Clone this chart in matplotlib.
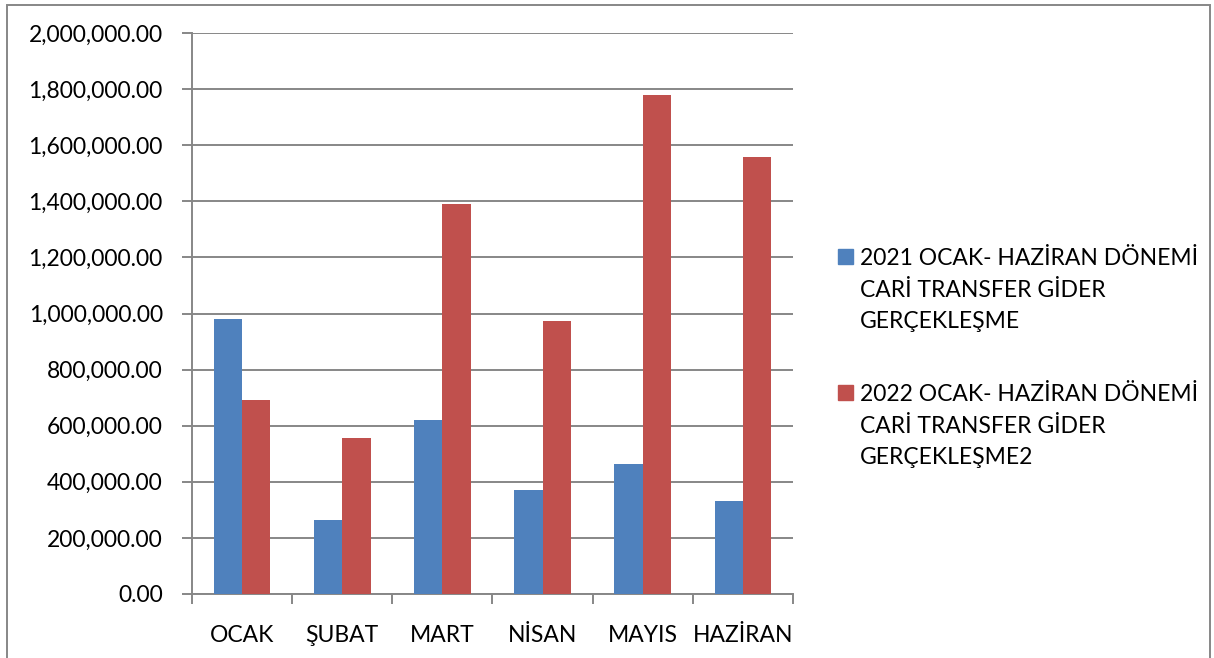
import matplotlib
matplotlib.use("Agg")
import matplotlib.pyplot as plt
import numpy as np
from matplotlib.patches import Rectangle
from matplotlib.ticker import FuncFormatter, MultipleLocator

months = ["OCAK", "ŞUBAT", "MART", "NİSAN", "MAYIS", "HAZİRAN"]
values_2021 = [982000, 264000, 621000, 370000, 464000, 331000]
values_2022 = [692000, 556000, 1392000, 975000, 1779000, 1559000]
label_2021 = "2021 OCAK- HAZİRAN DÖNEMİ\nCARİ TRANSFER GİDER\nGERÇEKLEŞME"
label_2022 = "2022 OCAK- HAZİRAN DÖNEMİ\nCARİ TRANSFER GİDER\nGERÇEKLEŞME2"

BLUE = "#4F81BD"
RED = "#C0504D"
GRID = "#878787"
W, H = 1214, 658
FS = 16.5

plt.rcParams["font.family"] = ["Lato", "DejaVu Sans"]

fig = plt.figure(figsize=(W / 100, H / 100), dpi=100)
ax = fig.add_axes([192 / W, 1 - 594 / H, 601 / W, 561 / H])

x = np.arange(len(months))
w = 0.283
ax.bar(x - w / 2, values_2021, w, color=BLUE, zorder=3)
ax.bar(x + w / 2, values_2022, w, color=RED, zorder=3)

ax.set_xlim(-0.5, len(months) - 0.5)
ax.set_ylim(0, 2000000)
ax.yaxis.set_major_locator(MultipleLocator(200000))
ax.yaxis.set_major_formatter(FuncFormatter(lambda v, _: f"{v:,.2f}"))
ax.grid(axis="y", color=GRID, lw=1.4, zorder=0)

ax.set_xticks(x)
ax.set_xticklabels(months)
ax.set_xticks(np.arange(len(months) + 1) - 0.5, minor=True)
ax.tick_params(axis="x", which="major", length=0, pad=22, labelsize=FS)
ax.tick_params(axis="x", which="minor", length=7, color=GRID, width=1.4)
ax.tick_params(axis="y", length=7, color=GRID, width=1.4, pad=14, labelsize=FS)

for side in ("top", "right"):
    ax.spines[side].set_visible(False)
for side in ("left", "bottom"):
    ax.spines[side].set_color(GRID)
    ax.spines[side].set_linewidth(1.4)

# legend drawn by hand so the swatch sits on the first text line
for label, color, top in ((label_2021, BLUE, 249), (label_2022, RED, 385)):
    fig.patches.append(Rectangle((838 / W, 1 - (top + 15) / H), 15 / W, 15 / H,
                                 transform=fig.transFigure, color=color))
    fig.text(860 / W, 1 - (top - 1) / H, label, fontsize=FS, va="top",
             ha="left", linespacing=1.62)

# chart frame; its bottom edge runs off the picture like in the original
fig.patches.append(Rectangle((7 / W, -0.05), 1203 / W, 1.05 - 5 / H,
                             transform=fig.transFigure, fill=False,
                             edgecolor=GRID, lw=1.4))

fig.savefig("out.png", dpi=100)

> _GIVEN PROBLEM_:
Repeat the listing above up to and including the line with "ax.bar(x + w", starting from its first line. Drop any pictures.

> _CORRECT RESULT_:
Clone this chart in matplotlib.
import matplotlib
matplotlib.use("Agg")
import matplotlib.pyplot as plt
import numpy as np
from matplotlib.patches import Rectangle
from matplotlib.ticker import FuncFormatter, MultipleLocator

months = ["OCAK", "ŞUBAT", "MART", "NİSAN", "MAYIS", "HAZİRAN"]
values_2021 = [982000, 264000, 621000, 370000, 464000, 331000]
values_2022 = [692000, 556000, 1392000, 975000, 1779000, 1559000]
label_2021 = "2021 OCAK- HAZİRAN DÖNEMİ\nCARİ TRANSFER GİDER\nGERÇEKLEŞME"
label_2022 = "2022 OCAK- HAZİRAN DÖNEMİ\nCARİ TRANSFER GİDER\nGERÇEKLEŞME2"

BLUE = "#4F81BD"
RED = "#C0504D"
GRID = "#878787"
W, H = 1214, 658
FS = 16.5

plt.rcParams["font.family"] = ["Lato", "DejaVu Sans"]

fig = plt.figure(figsize=(W / 100, H / 100), dpi=100)
ax = fig.add_axes([192 / W, 1 - 594 / H, 601 / W, 561 / H])

x = np.arange(len(months))
w = 0.283
ax.bar(x - w / 2, values_2021, w, color=BLUE, zorder=3)
ax.bar(x + w / 2, values_2022, w, color=RED, zorder=3)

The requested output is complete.